Friday, March 20, 2009

Nail the board

Companies are falling one by one. Banks, car manufacturers, insurers. Bankruptcies, bailouts, executives who ground their corporations into the dirt are getting millions in bonuses and, instead of being jailed, retiring to Bahamas.

People are frustrated and angry. But to my greatest surprise, the anger is directer towards completely wrong targets. Americans are blaming Republicans, immigrants, Democrats, executives, Obama, Chinese, Bush, and the wrong phase of the moon. It is nonsense.

We need to understand that everyone in a corporation have their little particular interests in mind. Executives want bonuses, option holders want to predate them, sellers look for kickbacks and buyers would rather destroy a company so that they can pick up pieces for peanuts.

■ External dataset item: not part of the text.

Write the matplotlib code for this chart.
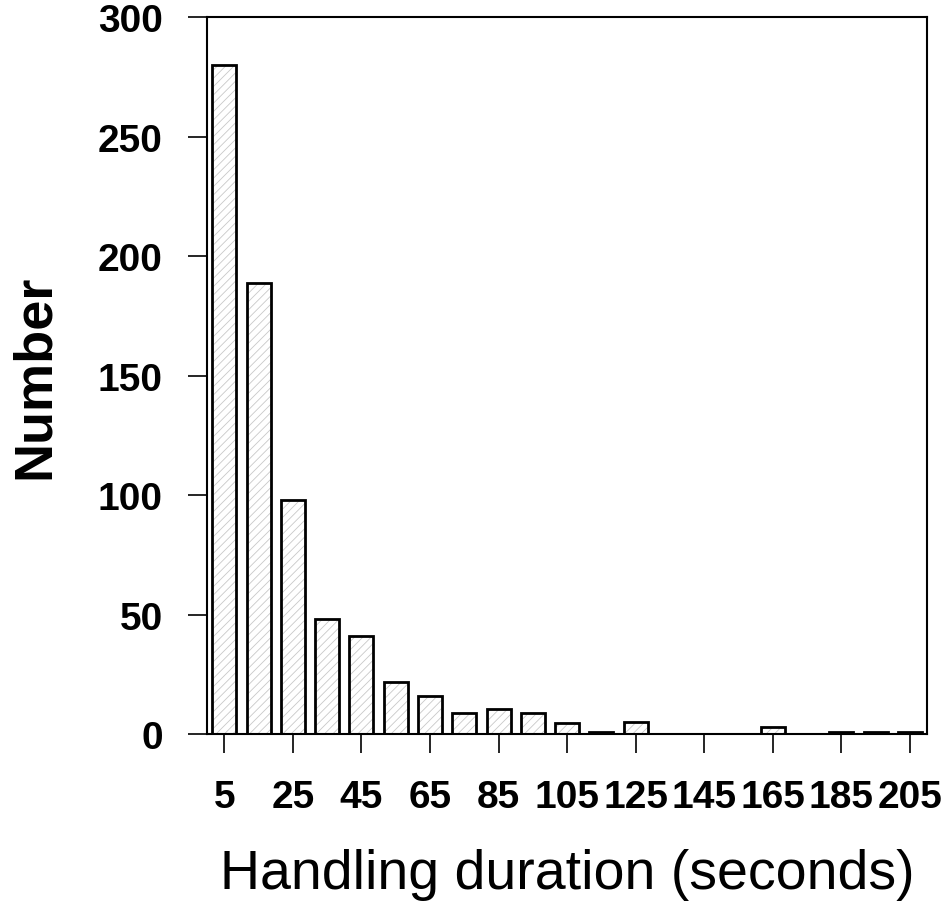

It may not be pretty, but it is a rational self-interest, for everybody except one group: the board of directors.

The members of the board have one and only one duty: to look after the overall well-being of the company, and safeguard the company on behalf of the owners (shareholders). They approve the compensation packages for executives, decide on business model, overlook balance sheets, control the debt levels. Or, at least, they should. That is their (fiduciary) duty.

However, even though it is both legal and moral obligation, there is no real punishment threat in case the board does not discharge its duty faithfully. The laws of Delaware, Caymans and Bahamas (where most big corporations are incorporated) practically hand the directors immunity regardless how bad they do. And that is the core of our problems.

As soon as the directors are actually responsible for the companies, as soon as they pay with their own money (or prison time) for their stupidity, things would change. No longer the directors would feel free to hand over hundred million bonus to the brother in law of their golf buddy. No longer they would feel it is all right to load a company with ten billion debt just to pay dividends to their daughter's sweetheart.

What we really need, it is to nail the board.